Elephants are some of the world’s most majestic creatures. They’re the largest living land animals on Earth. Known for their memory and intelligence, Elephants are a symbol of wisdom in Asian cultures. When I was a girl living in Kenya, I spent long days by the game preserve’s salt lick, watching the elephants interacting with each other and caring for their young. Once, three hyenas tried to attack one of the babies and the adults surrounded her in a giant circle, trumpeting their furious sounds and rearing up, thrashing their massive tusks in the air. The hyenas skulked back into the underbrush. The baby was safe. Elephants migrate over huge distances, through deserts, to find watering holes. The matriarchs teach the younger females how to find the water, where to find food, how far to march… elephants are some of the only animals besides humans that have culture. They have history. They have communities. They have no natural predators and yet, elephants all over the world are facing possible extinction.
The ivory of elephant’s tusks is one main reason for this. For centuries humans have killed elephants, leaving behind their massive bodies and taking only the long white tusks. Ivory is extremely valuable, used to make jewelry and piano keys. Of course today, piano keys are made from synthetic ivory but the black market still exists and elephants are still killed for their tusks every day. They are also quickly losing habitat as climate change expands the deserts, moving life-giving water out of reach for migrating herds.
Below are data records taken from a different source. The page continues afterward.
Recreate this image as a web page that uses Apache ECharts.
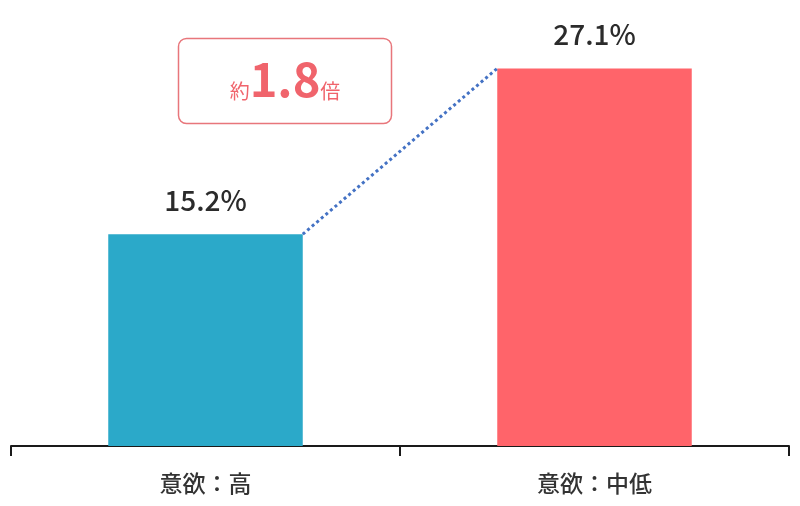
<!DOCTYPE html>
<html>
<head>
<meta charset="utf-8">
<script src="https://cdn.jsdelivr.net/npm/echarts@6/dist/echarts.min.js"></script>
<style>
html,body{margin:0;padding:0;background:#fff;}
#c{width:800px;height:506px;}
</style>
</head>
<body>
<div id="c"></div>
<script>
var categories = ['意欲：高', '意欲：中低'];
var values = [15.2, 27.1];
var barColors = ['#2BA9C9', '#FF646A'];
var ratioLabel = ['約', '1.8', '倍'];
// connector: right edge of bar 1 to left edge of bar 2 (in category units, 0..2)
var connectorX = [0.75, 1.25];

var FONT = '"Noto Sans CJK JP", "Noto Sans", sans-serif';
var chart = echarts.init(document.getElementById('c'));
chart.setOption({
  animation: false,
  backgroundColor: '#fff',
  grid: { left: 11, right: 11, top: 28, bottom: 60, containLabel: false, outerBoundsMode: 'none' },
  xAxis: [{
    type: 'category',
    data: categories,
    axisLine: { lineStyle: { color: '#1a1a1a', width: 2 } },
    axisTick: { show: true, length: 10, lineStyle: { color: '#1a1a1a', width: 2 } },
    axisLabel: { color: '#333', fontSize: 23, fontWeight: 500, fontFamily: FONT, margin: 26 }
  }, {
    type: 'value', min: 0, max: 2, show: false
  }],
  yAxis: { type: 'value', min: 0, max: 30, show: false },
  series: [{
    type: 'bar',
    xAxisIndex: 0,
    barWidth: '50%',
    data: values.map(function (v, i) { return { value: v, itemStyle: { color: barColors[i] } }; }),
    label: {
      show: true, position: 'top', distance: 20,
      formatter: function (p) { return p.value.toFixed(1) + '%'; },
      color: '#2b2b2b', fontSize: 28, fontWeight: 500, fontFamily: FONT
    }
  }, {
    type: 'line',
    xAxisIndex: 1,
    data: [[connectorX[0], values[0]], [connectorX[1], values[1]]],
    symbol: 'none',
    lineStyle: { color: '#4472C4', width: 3, type: 'dotted' },
    z: 5
  }],
  graphic: [{
    type: 'rect',
    shape: { x: 178.5, y: 38.5, width: 213, height: 85, r: 8 },
    style: { fill: '#fff', stroke: '#E8767B', lineWidth: 1.5 }
  }, {
    type: 'text',
    x: 285, y: 80,
    style: {
      text: '{a|' + ratioLabel[0] + '}{b|' + ratioLabel[1] + '}{a|' + ratioLabel[2] + '}',
      align: 'center', verticalAlign: 'middle',
      rich: {
        a: { fontSize: 20, fontFamily: FONT, fill: '#F0646C', color: '#F0646C', verticalAlign: 'bottom', lineHeight: 46, padding: [0, 0, 2, 0] },
        b: { fontSize: 47, fontWeight: 'bold', fontFamily: FONT, fill: '#F0646C', color: '#F0646C', verticalAlign: 'bottom', lineHeight: 46 }
      }
    }
  }]
});
</script>
</body>
</html>
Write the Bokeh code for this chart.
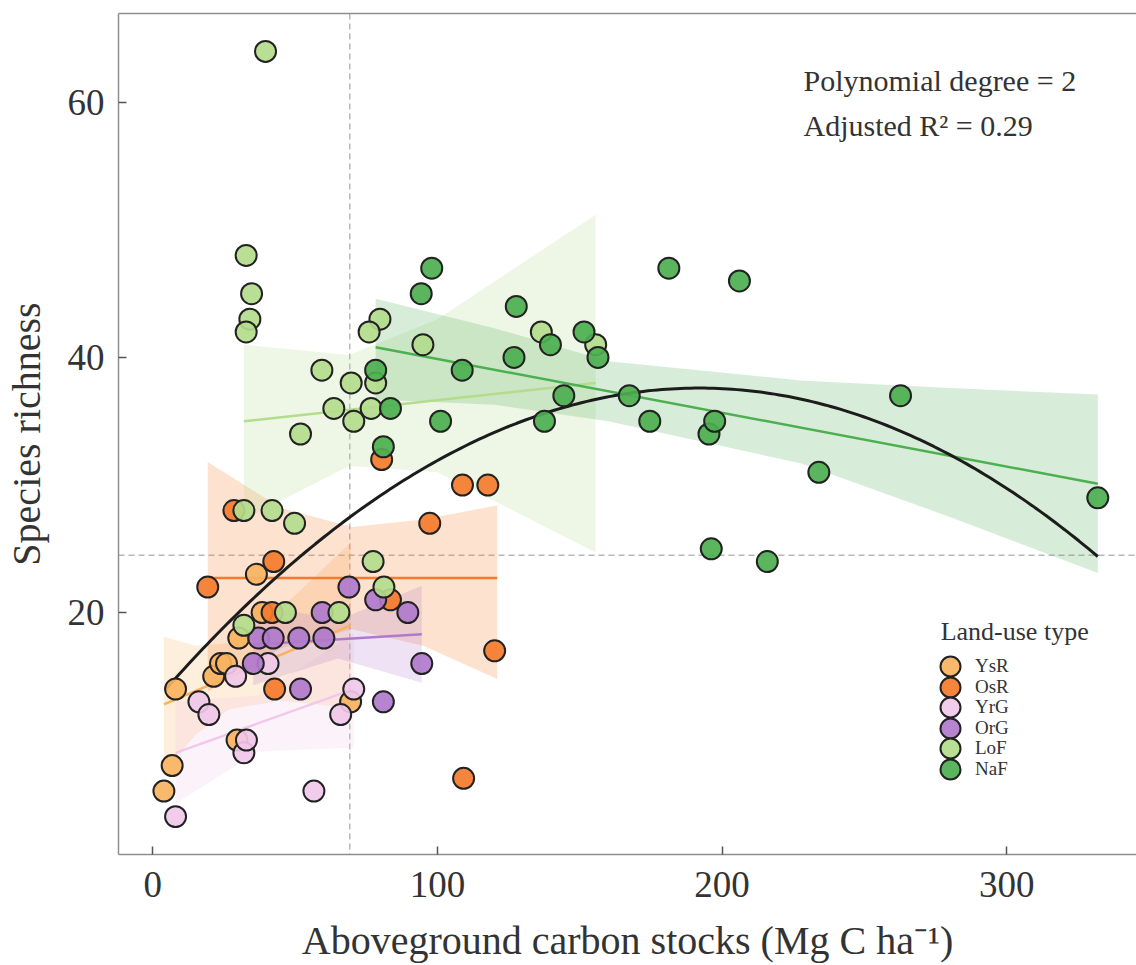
import numpy as np
from bokeh.plotting import figure
from bokeh.models import (Range1d, LinearAxis, FixedTicker, Span, Legend,
                          LegendItem, Label, ColumnDataSource)
from bokeh.embed import file_html
from bokeh.resources import INLINE

# ---------------- data ----------------
groups = ["YsR", "OsR", "YrG", "OrG", "LoF", "NaF"]
colors = ["#F9B35F", "#F47B2B", "#F1C8E9", "#B07ACC", "#B3DC8C", "#4CAF50"]

YsR_x = [3.9, 6.8, 8.0, 21.4, 23.8, 25.9, 29.6, 30.2, 36.4, 38.4, 69.5]
YsR_y = [6, 8, 14, 15, 16, 16, 10, 18, 23, 20, 13]

OsR_x = [19.3, 28.5, 41.9, 42.5, 42.8, 80.4, 83.5, 97.3, 108.8, 109.2, 117.7, 120.1]
OsR_y = [22, 28, 20, 24, 14, 32, 21, 27, 30, 7, 30, 17]

YrG_x = [8.0, 16.2, 19.7, 29.1, 32.0, 32.9, 40.5, 56.6, 66.0, 70.6]
YrG_y = [4, 13, 12, 15, 9, 10, 16, 6, 12, 14]

OrG_x = [35.3, 37.2, 42.3, 51.3, 51.9, 59.5, 60.1, 68.9, 78.3, 81.0, 89.6, 94.5]
OrG_y = [16, 18, 18, 18, 14, 20, 18, 22, 21, 13, 20, 16]

LoF_x = [39.6, 32.8, 34.7, 34.1, 32.8, 79.8, 76.0, 59.4, 78.3, 69.7, 63.6, 76.7, 70.6,
         51.9, 94.9, 136.5, 155.6, 32.0, 41.9, 49.8, 77.4, 81.2, 46.6, 65.4, 32.0]
LoF_y = [64, 48, 45, 43, 42, 43, 42, 39, 38, 38, 36, 36, 35,
         34, 41, 42, 41, 28, 28, 27, 24, 22, 20, 20, 19]

NaF_x = [78.3, 83.5, 81.0, 94.3, 98.0, 101.1, 108.7, 126.9, 127.7, 137.6, 139.7, 144.4,
         151.5, 156.4, 167.4, 174.6, 181.3, 195.4, 196.2, 197.4, 206.1, 215.9, 234.0,
         262.7, 332.0]
NaF_y = [39, 36, 33, 45, 47, 35, 39, 40, 44, 35, 41, 37,
         42, 40, 37, 35, 47, 34, 25, 35, 46, 24, 31, 37, 29]

# per-group fitted lines (end points) and confidence bands
YsR_line_x = [3.9, 69.5];  YsR_line_y = [12.8, 19.0]
YsR_band_x = [3.9, 15, 26.7, 45, 69.5]
YsR_band_lo = [7.5, 10.4, 12.4, 13.1, 12.5]
YsR_band_hi = [18.1, 17.4, 17.6, 20.3, 25.5]

OsR_line_x = [19.3, 121.0]; OsR_line_y = [22.7, 22.7]
OsR_band_x = [19.3, 45, 70, 95, 121]
OsR_band_lo = [13.8, 17.2, 18.7, 17.4, 14.8]
OsR_band_hi = [31.8, 28.2, 26.7, 27.3, 28.4]

YrG_line_x = [8.0, 70.6];  YrG_line_y = [9.0, 14.0]
YrG_band_x = [8.0, 37, 70.6]
YrG_band_lo = [5.0, 9.1, 9.4]
YrG_band_hi = [13.0, 13.5, 18.4]

OrG_line_x = [35.3, 94.5]; OrG_line_y = [17.5, 18.3]
OrG_band_x = [35.3, 65, 94.5]
OrG_band_lo = [14.3, 16.4, 14.5]
OrG_band_hi = [20.7, 19.4, 22.1]

LoF_line_x = [32.0, 155.6]; LoF_line_y = [35.0, 38.0]
LoF_band_x = [32, 69, 100, 155.6]
LoF_band_lo = [27.3, 31.5, 31.0, 24.7]
LoF_band_hi = [41.0, 40.2, 43.0, 51.2]

NaF_line_x = [78.3, 332.0]; NaF_line_y = [40.8, 30.1]
NaF_band_x = [78.3, 120, 160, 227.6, 280, 332]
NaF_band_lo = [36.7, 36.3, 35.0, 31.7, 27.5, 23.1]
NaF_band_hi = [44.6, 42.3, 39.7, 38.2, 37.6, 37.1]

# overall quadratic fit (polynomial degree 2): y = c0 + c1*x + c2*x^2
poly_coef = [12.827, 0.25818, -6.727e-4]
poly_x_range = [4.4, 332.0]

mean_x_line = 69.2
mean_y_line = 24.5

data = {
    "YsR": (YsR_x, YsR_y, YsR_line_x, YsR_line_y, YsR_band_x, YsR_band_lo, YsR_band_hi),
    "OsR": (OsR_x, OsR_y, OsR_line_x, OsR_line_y, OsR_band_x, OsR_band_lo, OsR_band_hi),
    "YrG": (YrG_x, YrG_y, YrG_line_x, YrG_line_y, YrG_band_x, YrG_band_lo, YrG_band_hi),
    "OrG": (OrG_x, OrG_y, OrG_line_x, OrG_line_y, OrG_band_x, OrG_band_lo, OrG_band_hi),
    "LoF": (LoF_x, LoF_y, LoF_line_x, LoF_line_y, LoF_band_x, LoF_band_lo, LoF_band_hi),
    "NaF": (NaF_x, NaF_y, NaF_line_x, NaF_line_y, NaF_band_x, NaF_band_lo, NaF_band_hi),
}

FONT = "Liberation Serif"
TXT = "#333333"
SPINE = "#8f8f8f"

p = figure(width=1136, height=965,
           x_range=Range1d(-12.05, 345.6), y_range=Range1d(1.03, 66.97),
           output_backend="svg", toolbar_location=None,
           min_border_left=118, min_border_right=0, min_border_top=13,
           min_border_bottom=110)
p.outline_line_color = None
p.grid.visible = False
p.background_fill_color = "white"
p.border_fill_color = "white"

for ax in (p.xaxis[0], p.yaxis[0]):
    ax.axis_line_color = SPINE
    ax.axis_line_width = 1.5
    ax.major_tick_in = 8
    ax.major_tick_out = 0
    ax.major_tick_line_color = "#555555"
    ax.major_tick_line_width = 1.5
    ax.minor_tick_line_color = None
    ax.major_label_text_font = FONT
    ax.major_label_text_font_size = "37px"
    ax.major_label_text_color = TXT
    ax.axis_label_text_font = FONT
    ax.axis_label_text_font_size = "40px"
    ax.axis_label_text_font_style = "normal"
    ax.axis_label_text_color = TXT

p.xaxis.ticker = FixedTicker(ticks=[0, 100, 200, 300])
p.yaxis.ticker = FixedTicker(ticks=[20, 40, 60])
p.xaxis.axis_label = "Aboveground carbon stocks (Mg C ha\u207b\u00b9)"
p.yaxis.axis_label = "Species richness"
p.xaxis.major_label_standoff = 17
p.yaxis.major_label_standoff = 14
p.xaxis.axis_label_standoff = 18
p.yaxis.axis_label_standoff = 16

top = LinearAxis(ticker=FixedTicker(ticks=[]), axis_line_color=SPINE, axis_line_width=1.5,
                 major_tick_line_color=None, minor_tick_line_color=None,
                 major_label_text_font_size="0px", major_label_standoff=0)
p.add_layout(top, "above")

vspan = Span(location=mean_x_line, dimension="height", line_color="#b8b8b8",
             line_dash="6 4", line_width=1.5, level="underlay")
hspan = Span(location=mean_y_line, dimension="width", line_color="#b8b8b8",
             line_dash="6 4", line_width=1.5, level="underlay")
p.add_layout(vspan)
p.add_layout(hspan)

# bands
for g, c in zip(groups, colors):
    x, y, lx, ly, bx, blo, bhi = data[g]
    p.varea(x=bx, y1=blo, y2=bhi, fill_color=c, fill_alpha=0.22)

# group lines
for g, c in zip(groups, colors):
    x, y, lx, ly, bx, blo, bhi = data[g]
    p.line(x=lx, y=ly, line_color=c, line_width=2.5)

# quadratic curve
qx = np.linspace(poly_x_range[0], poly_x_range[1], 200)
qy = poly_coef[0] + poly_coef[1] * qx + poly_coef[2] * qx ** 2
p.line(x=qx, y=qy, line_color="#1c1c1c", line_width=3)

# points
for g, c in zip(groups, colors):
    x, y, lx, ly, bx, blo, bhi = data[g]
    p.scatter(x=x, y=y, size=21, fill_color=c, fill_alpha=0.92,
              line_color="#222222", line_width=2)

# legend: one single-item legend per row (renderers without visible data)
LEG_X = 807          # px offset of legend boxes from the frame's left edge
LEG_Y0 = 163         # px offset of the first row box from the frame's bottom edge
LEG_STEP = 20.6      # row pitch in px
for i, (g, c) in enumerate(zip(groups, colors)):
    nan_src = ColumnDataSource(data=dict(x=[np.nan], y=[np.nan]))
    pt_r = p.scatter(x="x", y="y", source=nan_src, size=21, fill_color=c,
                     fill_alpha=0.92, line_color="#222222", line_width=2)
    leg = Legend(items=[LegendItem(label=g, renderers=[pt_r])],
                 location=(LEG_X, int(round(LEG_Y0 - i * LEG_STEP))),
                 label_text_font=FONT, label_text_font_size="19px", label_text_color=TXT,
                 glyph_width=50, glyph_height=50, label_height=50, spacing=0,
                 padding=0, margin=0, label_standoff=0,
                 border_line_color=None, background_fill_alpha=0)
    p.add_layout(leg)

leg_title = Label(x=276.8, y=18.5, text="Land-use type", text_font=FONT,
                  text_font_size="26px", text_color=TXT, text_baseline="alphabetic")
p.add_layout(leg_title)

ann1 = Label(x=228.6, y=61.74, text="Polynomial degree = 2", text_font=FONT,
             text_font_size="30px", text_color=TXT, text_baseline="alphabetic")
ann2 = Label(x=228.6, y=58.2, text="Adjusted R\u00b2 = 0.29", text_font=FONT,
             text_font_size="30px", text_color=TXT, text_baseline="alphabetic")
p.add_layout(ann1)
p.add_layout(ann2)

open("out.html", "w").write(file_html(p, INLINE))
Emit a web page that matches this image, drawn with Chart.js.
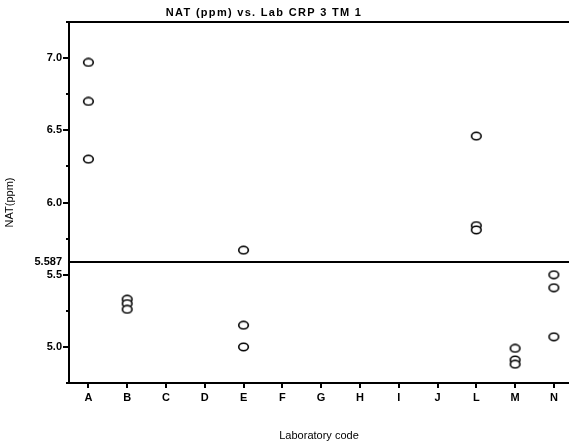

As an animal lover, it is hard to know what to do to fight for the creatures that make our world so special and unique. Volunteering is probably the most effective way that non-scientists can get involved to help these incredible animals. Elephant Nature Park in Thailand is always looking for dedicated volunteers. Volunteers stay up to a month and work directly with the animals. Duties include bathing the elephants, gathering food, monitoring the activities of the herd, interacting with the animals one-on-one, and administering basic health care. (Note: tromping around with the elephants all day is a great way to get in shape!) Volunteers are also encouraged to explore the area, to experience local culture and hospitality. Younger volunteers are welcome as long as they have adult supervision.
Elephant Nature Park also offers many short-term educational programs for interested tourists. Visitors to the park can stay for a day, overnight, or for a few days to learn all about the Asian elephant through hands-on interaction.